Elektroautos Christoph M. Schwarzer
Elektroautos, alternative Antriebe

Der hohe Wirkungsgrad ist eine der Trumpfkarten von Batterie-elektrischen Autos. Zukünftige Batteriesysteme aber werden nach heutigem Wissensstand einen schlechteren Wirkungsgrad haben. Der Verlust steigt

Hamburg, 9. Februar 2015 – Der hohe Wirkungsgrad ist eine der Trumpfkarten von batterie-elektrischen Autos. Teil des effizienten Antriebsstrangs ist der Energiespeicher: mehr als 95 Prozent des Stroms, der in aktuelle Lithium [1]-Ionen-Batterien geladen wird, kommt auch wieder heraus. In der energetischen Gesamtbetrachtung von der Quelle zum Rad, im Szenejargon nur Well-To-Wheel genannt, ist die Zellchemie damit ein wichtiger Baustein. Zukünftige Batteriesysteme aber werden nach heutigem Wissensstand einen schlechteren Wirkungsgrad haben. Der Verlust steigt.

Die Autoindustrie reserviert für die Batterie zurzeit einen Bauraum von rund 250 Litern in der Kompaktklasse. Dieses Volumen muss mit möglichst vielen Kilowattstunden Speicherkapazität bei möglichst wenig Gewicht und geringen Kosten gefüllt werden. Wissenschaft und Entwickler unterscheiden hier zwischen der volumetrischen und der gravimetrischen Energiedichte – eine Abgrenzung, die noch wichtig werden wird.

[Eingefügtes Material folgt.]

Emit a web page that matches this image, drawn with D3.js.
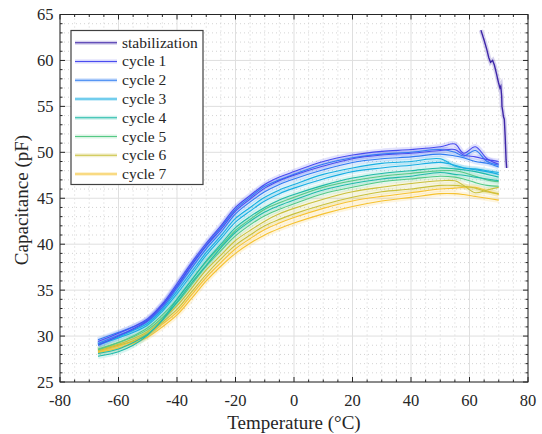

Darüber hinaus muss in der Diskussion getrennt werden zwischen den Werten für die einzelne Zelle, die meist entweder zylindrisch („18650er“) oder flach und eckig als Pouch Bag (frei übersetzt etwa: Tüte) geformt ist, sowie den niedrigeren Werten für das gesamte Batteriesystem inklusive Halterungen, Sicherung und Kühlung. BMW zum Beispiel nutzt bei den i-Modellen Zellen von Samsung SB LiMotive. Die Paketierung und Zusammenstellung macht BMW selbst; eine Arbeitsteilung zwischen Lieferant und Hersteller, die sich durchgesetzt hat. Bei BMW verweist man stolz darauf, das System bei Verschleiß nicht komplett tauschen zu müssen, wie es viele anderen Marken der Fall ist, sondern einzelne defekte Module gezielt ersetzen zu können.

Verdoppelung auf Basis der aktuellen Zellchemie

„Bis 2025 werden wir auf Basis der aktuellen Zellchemie noch erhebliche Fortschritte erreichen“, ist sich Dr. Peter Bieker, Forscher am MEET (Münster Electrochemical Energy Technology) sicher. Zum einen, weil sich die Lithium-Ionen-Zellchemie selbst evolutionär verbessert. Zum anderen, weil es jetzt Erfahrungswerte gibt und den Batterien immer mehr zugemutet wird: So steigt die Kapazität auch an, weil das Ladefenster nicht mehr von 20 bis 90 Prozent des Ladestands reicht, sondern ausgeweitet wird, zum Beispiel von 10 bis 95 Prozent. Ein wichtiger Faktor ist außerdem, dass die Zellen enger zusammengebaut werden. In der Folge ist weniger Material für das Drumherum notwendig – die Energiedichte steigt.

Bei BMW ist man zuversichtlich, die Energiedichte „in der nächsten Fahrzeuggeneration“ um 80 bis 100 Prozent zu vergrößern. Entsprechend wächst die Reichweite. Was und wann genau diese nächste Generation zu erwarten ist, wird nicht veröffentlicht. Es ist aber kein Geheimnis, dass Volkswagen beim e-Golf ebenfalls an über 40 statt aktuell 24 Kilowattstunden Kapazität denkt. Auch Nissan, wo die Ablösung des Leaf oder zumindest eine Überarbeitung ansteht, lässt eine ungefähre Verdoppelung durchblicken. Das alles wird vor 2020 passieren. Vielleicht schon 2016.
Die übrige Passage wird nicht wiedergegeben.